On Upper-Confidence Bound Policies for Non-Stationary Bandit Problems

TL;DR

This paper analyzes non-stationary multi-armed bandit algorithms, specifically discounted and sliding-window UCB, providing regret bounds and demonstrating near-optimal performance despite abrupt environment changes.

Contribution

It introduces regret bounds for discounted and sliding-window UCB algorithms in non-stationary settings with abrupt changes, matching lower bounds up to a logarithmic factor.

Findings

Both algorithms achieve near-optimal regret bounds.

A Hoeffding-type inequality for self-normalized deviations is derived.
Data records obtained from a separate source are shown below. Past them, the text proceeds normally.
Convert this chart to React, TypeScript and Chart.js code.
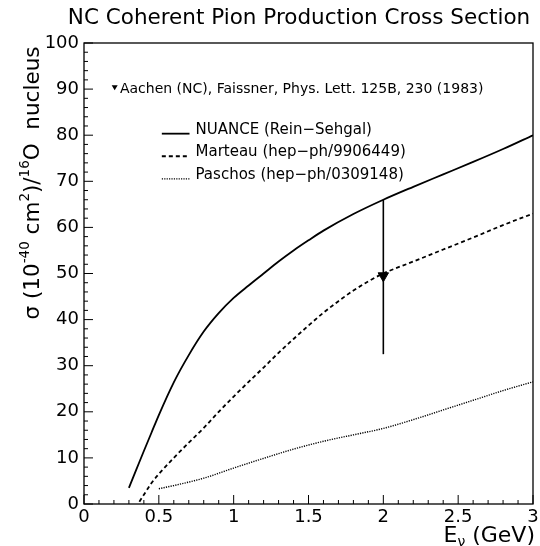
import React, { useEffect, useRef } from "react";
import { Chart, registerables } from "chart.js";
Chart.register(...registerables);

const titleText = "NC Coherent Pion Production Cross Section";

const nuanceE = [0.3, 0.35, 0.4, 0.45, 0.5, 0.6, 0.7, 0.8, 0.9, 1.0, 1.1, 1.2, 1.3, 1.4, 1.5, 1.6, 1.8, 2.0, 2.2, 2.4, 2.6, 2.8, 3.0];
const nuanceSigma = [3.5, 7.5, 11.5, 15.4, 19.3, 26.4, 32.3, 37.4, 41.4, 44.7, 47.4, 50.0, 52.6, 55.0, 57.2, 59.3, 62.9, 66.0, 68.8, 71.5, 74.2, 77.0, 80.0];

const marteauE = [0.37, 0.4, 0.45, 0.5, 0.6, 0.7, 0.8, 0.9, 1.0, 1.1, 1.2, 1.3, 1.4, 1.5, 1.6, 1.7, 1.8, 1.9, 2.0, 2.2, 2.4, 2.6, 2.8, 3.0];
const marteauSigma = [0.5, 2.0, 4.5, 6.5, 10.0, 13.3, 16.5, 20.0, 23.3, 26.5, 29.6, 32.8, 35.8, 38.7, 41.5, 44.0, 46.3, 48.3, 50.0, 52.6, 55.2, 57.8, 60.5, 63.0];

const paschosE = [0.5, 0.6, 0.8, 1.0, 1.2, 1.4, 1.6, 1.8, 2.0, 2.2, 2.4, 2.6, 2.8, 3.0];
const paschosSigma = [3.3, 4.0, 5.6, 7.8, 9.9, 11.9, 13.6, 15.0, 16.4, 18.3, 20.4, 22.5, 24.6, 26.5];

const aachenE = [2.0];
const aachenSigma = [49.5];
const aachenLow = [32.5];
const aachenHigh = [66.0];

const legendLabels = ["NUANCE (Rein\u2212Sehgal)", "Marteau (hep\u2212ph/9906449)", "Paschos (hep\u2212ph/0309148)"];
const aachenLabel = "Aachen (NC), Faissner, Phys. Lett. 125B, 230 (1983)";

const FONT = "'DejaVu Sans', sans-serif";

const pts = (xs: number[], ys: number[]) => xs.map((x, i) => ({ x, y: ys[i] }));

const annotPlugin = {
  id: "annot",
  afterDraw(chart: any) {
    const ctx = chart.ctx as CanvasRenderingContext2D;
    const ca = chart.chartArea;
    const xs = chart.scales.x;
    const ys = chart.scales.y;
    ctx.save();
    ctx.strokeStyle = "#000";
    ctx.fillStyle = "#000";
    // frame
    ctx.lineWidth = 1.3;
    ctx.setLineDash([]);
    ctx.strokeRect(ca.left, ca.top, ca.right - ca.left, ca.bottom - ca.top);
    // inward ticks
    ctx.lineWidth = 1;
    for (let i = 0; i <= 30; i++) {
      const v = i / 10;
      const px = xs.getPixelForValue(v);
      const len = i % 5 === 0 ? 9 : 4;
      ctx.beginPath();
      ctx.moveTo(px, ca.bottom);
      ctx.lineTo(px, ca.bottom - len);
      ctx.stroke();
    }
    for (let i = 0; i <= 50; i++) {
      const v = i * 2;
      const py = ys.getPixelForValue(v);
      const len = i % 5 === 0 ? 9 : 4;
      ctx.beginPath();
      ctx.moveTo(ca.left, py);
      ctx.lineTo(ca.left + len, py);
      ctx.stroke();
    }
    // title
    ctx.font = `21.5px ${FONT}`;
    ctx.textAlign = "center";
    ctx.textBaseline = "middle";
    ctx.fillText(titleText, 299, 18);

    // y axis title (rotated, with superscripts)
    const parts: { t: string; sup?: boolean }[] = [
      { t: "\u03c3 (10" },
      { t: "-40", sup: true },
      { t: " cm" },
      { t: "2", sup: true },
      { t: ")/" },
      { t: "16", sup: true },
      { t: "O  nucleus" },
    ];
    const big = `21.5px ${FONT}`;
    const small = `13.5px ${FONT}`;
    let total = 0;
    for (const p of parts) {
      ctx.font = p.sup ? small : big;
      total += ctx.measureText(p.t).width;
    }
    ctx.save();
    ctx.translate(31, 183);
    ctx.rotate(-Math.PI / 2);
    ctx.textAlign = "left";
    ctx.textBaseline = "alphabetic";
    let cx = -total / 2;
    for (const p of parts) {
      ctx.font = p.sup ? small : big;
      ctx.fillText(p.t, cx, p.sup ? -2 : 8);
      cx += ctx.measureText(p.t).width;
    }
    ctx.restore();

    // x axis title E_nu (GeV)
    ctx.textBaseline = "alphabetic";
    ctx.textAlign = "left";
    const xParts: { t: string; sub?: boolean }[] = [{ t: "E" }, { t: "\u03bd", sub: true }, { t: " (GeV)" }];
    let xt = 0;
    for (const p of xParts) {
      ctx.font = p.sub ? `14px ${FONT}` : `22px ${FONT}`;
      xt += ctx.measureText(p.t).width;
    }
    let xx = 535 - xt;
    for (const p of xParts) {
      ctx.font = p.sub ? `14px ${FONT}` : `22px ${FONT}`;
      ctx.fillText(p.t, xx, p.sub ? 546 : 542);
      xx += ctx.measureText(p.t).width;
    }

    // legend: Aachen
    ctx.font = `14px ${FONT}`;
    ctx.textBaseline = "middle";
    const ax = xs.getPixelForValue(0.205);
    const ay = ys.getPixelForValue(90.3);
    ctx.beginPath();
    ctx.moveTo(ax - 3, ay - 2.5);
    ctx.lineTo(ax + 3, ay - 2.5);
    ctx.lineTo(ax, ay + 2.5);
    ctx.closePath();
    ctx.fill();
    ctx.fillText(aachenLabel, xs.getPixelForValue(0.24), ys.getPixelForValue(90));

    // legend lines
    ctx.font = `15px ${FONT}`;
    const dashes = [[], [4, 3], [1.2, 1.2]];
    const widths = [1.8, 1.8, 1.4];
    const ly = [81.2, 76.3, 71.4];
    for (let i = 0; i < 3; i++) {
      const y = ys.getPixelForValue(ly[i]);
      ctx.lineWidth = widths[i];
      ctx.setLineDash(dashes[i]);
      ctx.beginPath();
      ctx.moveTo(xs.getPixelForValue(0.52), y + 4);
      ctx.lineTo(xs.getPixelForValue(0.705), y + 4);
      ctx.stroke();
      ctx.setLineDash([]);
      ctx.fillText(legendLabels[i], xs.getPixelForValue(0.745), y);
    }
    ctx.restore();
  },
};

export default function App() {
  const ref = useRef<HTMLCanvasElement>(null);
  useEffect(() => {
    if (!ref.current) return;
    const chart = new Chart(ref.current, {
      type: "line",
      data: {
        datasets: [
          {
            label: "NUANCE",
            data: pts(nuanceE, nuanceSigma),
            borderColor: "#000",
            borderWidth: 1.8,
            pointRadius: 0,
            cubicInterpolationMode: "monotone",
            fill: false,
          },
          {
            label: "Marteau",
            data: pts(marteauE, marteauSigma),
            borderColor: "#000",
            borderWidth: 1.8,
            borderDash: [4, 3],
            pointRadius: 0,
            cubicInterpolationMode: "monotone",
            fill: false,
          },
          {
            label: "Paschos",
            data: pts(paschosE, paschosSigma),
            borderColor: "#000",
            borderWidth: 1.4,
            borderDash: [1.2, 1.2],
            pointRadius: 0,
            cubicInterpolationMode: "monotone",
            fill: false,
          },
          {
            label: "Aachen error",
            data: [
              { x: aachenE[0], y: aachenLow[0] },
              { x: aachenE[0], y: aachenHigh[0] },
            ],
            borderColor: "#000",
            borderWidth: 1.6,
            pointRadius: 0,
            fill: false,
          },
          {
            label: "Aachen",
            data: pts(aachenE, aachenSigma),
            borderColor: "#000",
            backgroundColor: "#000",
            showLine: false,
            pointStyle: "triangle",
            rotation: 180,
            pointRadius: 6,
            borderWidth: 1,
          },
        ],
      },
      options: {
        animation: false,
        responsive: false,
        maintainAspectRatio: false,
        layout: { padding: { top: 43, right: 5, left: 0, bottom: 0 } },
        plugins: {
          legend: { display: false },
          title: { display: false },
          tooltip: { enabled: false },
        },
        scales: {
          x: {
            type: "linear",
            min: 0,
            max: 3,
            grid: { display: false, drawTicks: false },
            border: { display: false },
            ticks: {
              stepSize: 0.5,
              autoSkip: false,
              maxRotation: 0,
              padding: 3,
              color: "#000",
              font: { family: FONT, size: 18 },
              callback: (v: any) => String(Number(v)),
            },
            afterFit: (s: any) => {
              s.height = 42;
              s.paddingLeft = 0;
              s.paddingRight = 0;
            },
          },
          y: {
            type: "linear",
            min: 0,
            max: 100,
            grid: { display: false, drawTicks: false },
            border: { display: false },
            ticks: {
              stepSize: 10,
              autoSkip: false,
              padding: 5,
              color: "#000",
              font: { family: FONT, size: 18 },
            },
            afterFit: (s: any) => {
              s.width = 84;
              s.paddingTop = 0;
              s.paddingBottom = 0;
            },
          },
        },
      },
      plugins: [annotPlugin],
    });
    return () => chart.destroy();
  }, []);
  return (
    <div style={{ position: "fixed", left: 0, top: 0, width: 540, height: 546, background: "#fff" }}>
      <canvas ref={ref} width={540} height={546} />
    </div>
  );
}
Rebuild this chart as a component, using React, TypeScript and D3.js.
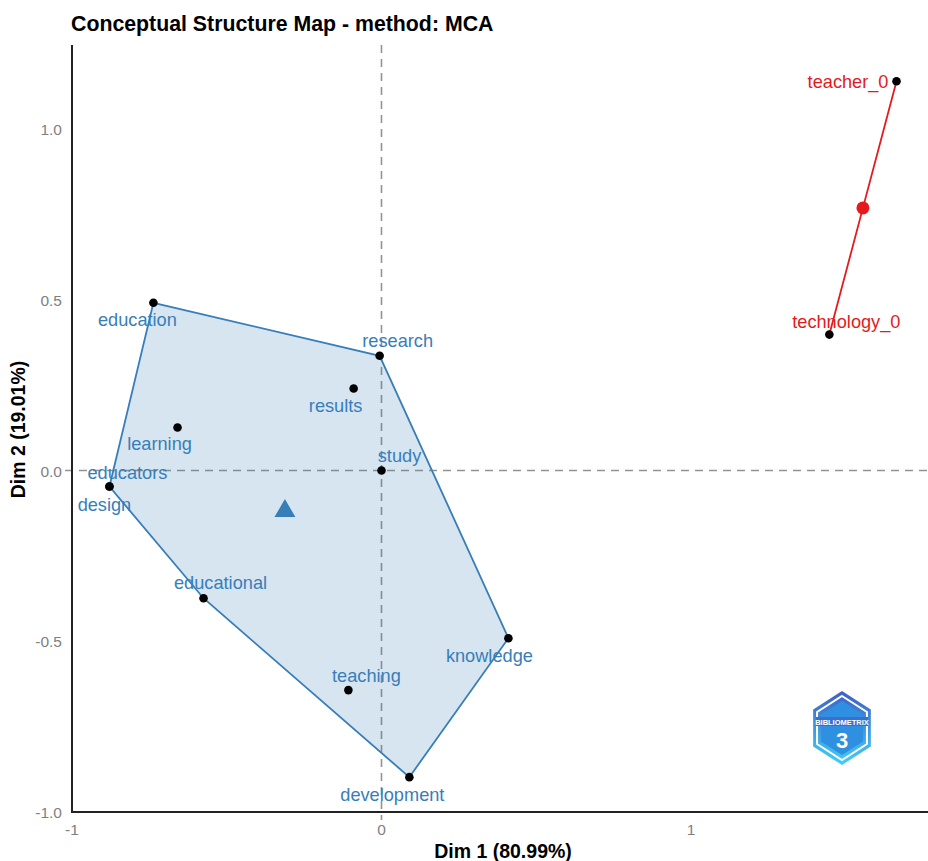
import React, { useRef, useEffect } from 'react';
import * as d3 from 'd3';

// cluster 1 words (blue) and cluster 2 words (red)
const words1 = ['education', 'research', 'results', 'learning', 'study', 'educators', 'design', 'educational', 'teaching', 'development', 'knowledge'];
const dim1a = [-0.737, -0.006, -0.090, -0.659, 0.0, -0.879, -0.879, -0.575, -0.107, 0.090, 0.410];
const dim2a = [0.491, 0.336, 0.240, 0.126, 0.0, -0.047, -0.047, -0.374, -0.643, -0.898, -0.491];

const words2 = ['teacher_0', 'technology_0'];
const dim1b = [1.664, 1.447];
const dim2b = [1.140, 0.398];

const xTicks = [-1, 0, 1];
const yTicks = [-1.0, -0.5, 0.0, 0.5, 1.0];

// label nudges (px) as ggrepel placed them
const labelNudge: Record<string, [number, number, string]> = {
    education: [-16, 23, 'middle'],
    research: [18, -9, 'middle'],
    results: [-18, 23, 'middle'],
    learning: [-18, 23, 'middle'],
    study: [18, -9, 'middle'],
    educators: [18, -8, 'middle'],
    design: [-5, 24, 'middle'],
    educational: [17, -9, 'middle'],
    teaching: [18, -8, 'middle'],
    development: [-17, 24, 'middle'],
    knowledge: [-19, 24, 'middle'],
    teacher_0: [-8, 7, 'end'],
    technology_0: [17, -7, 'middle'],
};

const BLUE = '#377EB8';
const RED = '#E41A1C';

export default function App() {
    const svgRef = useRef<SVGSVGElement>(null);
    const width = 928;
    const height = 861;

    useEffect(() => {
        if (!svgRef.current) return;
        const svg = d3.select(svgRef.current);
        svg.selectAll('*').remove();

        const margin = { top: 45, right: 0, bottom: 49, left: 72 };
        const x = d3.scaleLinear().domain([-1, 1]).range([72, 691]);
        const y = d3.scaleLinear().domain([-1, 1]).range([812, 129]);
        const font = 'Liberation Sans, Arial, sans-serif';
        const hyphen = (s: string) => s.replace('\u2212', '-');

        // title
        svg.append('text')
            .attr('x', 71).attr('y', 31)
            .attr('font-family', font).attr('font-weight', 'bold').attr('font-size', 21.3)
            .attr('fill', '#000')
            .text('Conceptual Structure Map - method: MCA');

        // reference lines
        svg.append('line')
            .attr('x1', 65).attr('x2', width)
            .attr('y1', y(0)).attr('y2', y(0))
            .attr('stroke', '#939393').attr('stroke-width', 1.6).attr('stroke-dasharray', '8,6');
        svg.append('line')
            .attr('x1', x(0)).attr('x2', x(0))
            .attr('y1', margin.top).attr('y2', height - margin.bottom + 8)
            .attr('stroke', '#939393').attr('stroke-width', 1.6).attr('stroke-dasharray', '8,6');

        // cluster 1 hull
        const pts1: [number, number][] = dim1a.map((d, i) => [x(d), y(dim2a[i])]);
        const hull = d3.polygonHull(pts1);
        if (hull) {
            svg.append('path')
                .attr('d', 'M' + hull.map(p => p.join(',')).join('L') + 'Z')
                .attr('fill', BLUE).attr('fill-opacity', 0.2)
                .attr('stroke', BLUE).attr('stroke-width', 1.8);
        }

        // cluster 2 segment through centroid
        const c2x = d3.mean(dim1b)!;
        const c2y = d3.mean(dim2b)!;
        svg.append('path')
            .attr('d', d3.line()([[x(dim1b[0]), y(dim2b[0])], [x(c2x), y(c2y)], [x(dim1b[1]), y(dim2b[1])]]))
            .attr('fill', 'none').attr('stroke', RED).attr('stroke-width', 1.8);

        // centroids
        const c1x = d3.mean(dim1a)!;
        const c1y = d3.mean(dim2a)!;
        svg.append('path')
            .attr('d', d3.symbol().type(d3.symbolTriangle).size(190)())
            .attr('transform', `translate(${x(c1x)},${y(c1y)})`)
            .attr('fill', BLUE);
        svg.append('circle')
            .attr('cx', x(c2x)).attr('cy', y(c2y)).attr('r', 6.5)
            .attr('fill', RED);

        // points
        const all = [
            ...words1.map((w, i) => ({ w, d1: dim1a[i], d2: dim2a[i], col: BLUE })),
            ...words2.map((w, i) => ({ w, d1: dim1b[i], d2: dim2b[i], col: RED })),
        ];
        svg.append('g').selectAll('circle').data(all).join('circle')
            .attr('cx', d => x(d.d1)).attr('cy', d => y(d.d2)).attr('r', 4.3)
            .attr('fill', '#000');

        // labels
        svg.append('g').selectAll('text').data(all).join('text')
            .attr('x', d => x(d.d1) + labelNudge[d.w][0])
            .attr('y', d => y(d.d2) + labelNudge[d.w][1])
            .attr('text-anchor', d => labelNudge[d.w][2])
            .attr('font-family', font).attr('font-size', 18.2)
            .attr('fill', d => d.col)
            .text(d => d.w);

        // axes lines
        svg.append('line')
            .attr('x1', 72).attr('x2', 72).attr('y1', margin.top).attr('y2', 813)
            .attr('stroke', '#222').attr('stroke-width', 2);
        svg.append('line')
            .attr('x1', 71).attr('x2', width).attr('y1', 812).attr('y2', 812)
            .attr('stroke', '#222').attr('stroke-width', 2);

        // tick labels
        svg.append('g').selectAll('text').data(xTicks).join('text')
            .attr('x', d => x(d)).attr('y', 835)
            .attr('text-anchor', 'middle')
            .attr('font-family', font).attr('font-size', 15.5).attr('fill', '#7f7f7f')
            .text(d => hyphen(d3.format('d')(d)));
        svg.append('g').selectAll('text').data(yTicks).join('text')
            .attr('x', 62).attr('y', d => y(d) + 6)
            .attr('text-anchor', 'end')
            .attr('font-family', font).attr('font-size', 15.5).attr('fill', '#7f7f7f')
            .text(d => hyphen(d3.format('.1f')(d)));

        // axis titles
        svg.append('text')
            .attr('x', 503).attr('y', 858)
            .attr('text-anchor', 'middle')
            .attr('font-family', font).attr('font-weight', 'bold').attr('font-size', 19.5)
            .text('Dim 1 (80.99%)');
        svg.append('text')
            .attr('transform', `translate(25,${y(0.12)}) rotate(-90)`)
            .attr('text-anchor', 'middle')
            .attr('font-family', font).attr('font-weight', 'bold').attr('font-size', 19.5)
            .text('Dim 2 (19.01%)');

        // bibliometrix logo
        const logo = svg.append('g').attr('transform', 'translate(842,728)');
        const grad = svg.append('defs').append('linearGradient')
            .attr('id', 'logoGrad').attr('x1', 0).attr('x2', 0).attr('y1', 0).attr('y2', 1);
        grad.append('stop').attr('offset', '0%').attr('stop-color', '#3f5fc8');
        grad.append('stop').attr('offset', '100%').attr('stop-color', '#3fd0f5');
        const hex = (r: number) => d3.range(6).map(i => {
            const a = Math.PI / 3 * i - Math.PI / 2;
            return [r * Math.cos(a) * 0.9, r * Math.sin(a)] as [number, number];
        });
        logo.append('path').attr('d', 'M' + hex(37).map(p => p.join(',')).join('L') + 'Z').attr('fill', 'url(#logoGrad)');
        logo.append('path').attr('d', 'M' + hex(32).map(p => p.join(',')).join('L') + 'Z')
            .attr('fill', 'none').attr('stroke', '#fff').attr('stroke-width', 2);
        logo.append('path').attr('d', 'M' + hex(27).map(p => p.join(',')).join('L') + 'Z').attr('fill', '#2f8fe0');
        logo.append('rect').attr('x', -26).attr('y', -11).attr('width', 52).attr('height', 9).attr('fill', '#3a6fd0');
        logo.append('text').attr('x', 0).attr('y', -3.5).attr('text-anchor', 'middle')
            .attr('font-family', font).attr('font-weight', 'bold').attr('font-size', 7.5).attr('fill', '#fff')
            .text('BIBLIOMETRIX');
        logo.append('text').attr('x', 0).attr('y', 20).attr('text-anchor', 'middle')
            .attr('font-family', font).attr('font-weight', 'bold').attr('font-size', 22).attr('fill', '#fff')
            .text('3');
    }, []);

    return (
        <svg
            ref={svgRef}
            width={width}
            height={height}
            viewBox={`0 0 ${width} ${height}`}
            style={{ display: 'block', position: 'absolute', left: 0, top: 0, background: '#fff' }}
        />
    );
}
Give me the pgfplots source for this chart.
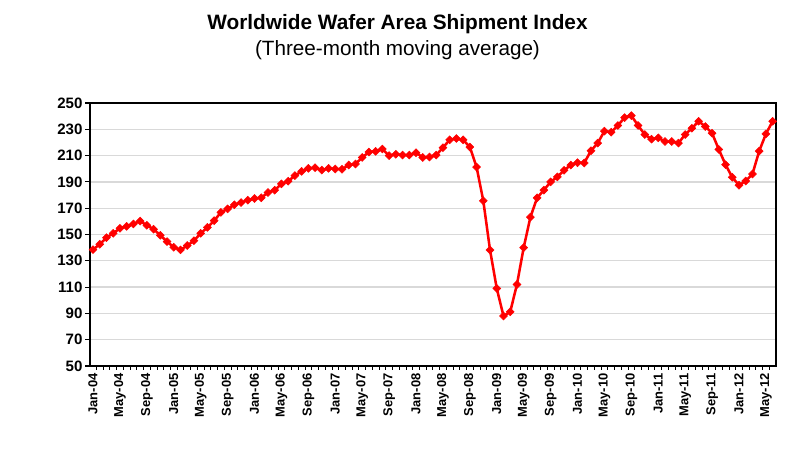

Regret lower bounds are established for abrupt changes.

Abstract

Multi-armed bandit problems are considered as a paradigm of the trade-off between exploring the environment to find profitable actions and exploiting what is already known. In the stationary case, the distributions of the rewards do not change in time, Upper-Confidence Bound (UCB) policies have been shown to be rate optimal. A challenging variant of the MABP is the non-stationary bandit problem where the gambler must decide which arm to play while facing the possibility of a changing environment. In this paper, we consider the situation where the distributions of rewards remain constant over epochs and change at unknown time instants. We analyze two algorithms: the discounted UCB and the sliding-window UCB. We establish for these two algorithms an upper-bound for the expected regret by upper-bounding the expectation of the number of times a suboptimal arm is played. For that purpose, we derive a Hoeffding type inequality for self normalized deviations with a random number of summands. We establish a lower-bound for the regret in presence of abrupt changes in the arms reward distributions. We show that the discounted UCB and the sliding-window UCB both match the lower-bound up to a logarithmic factor.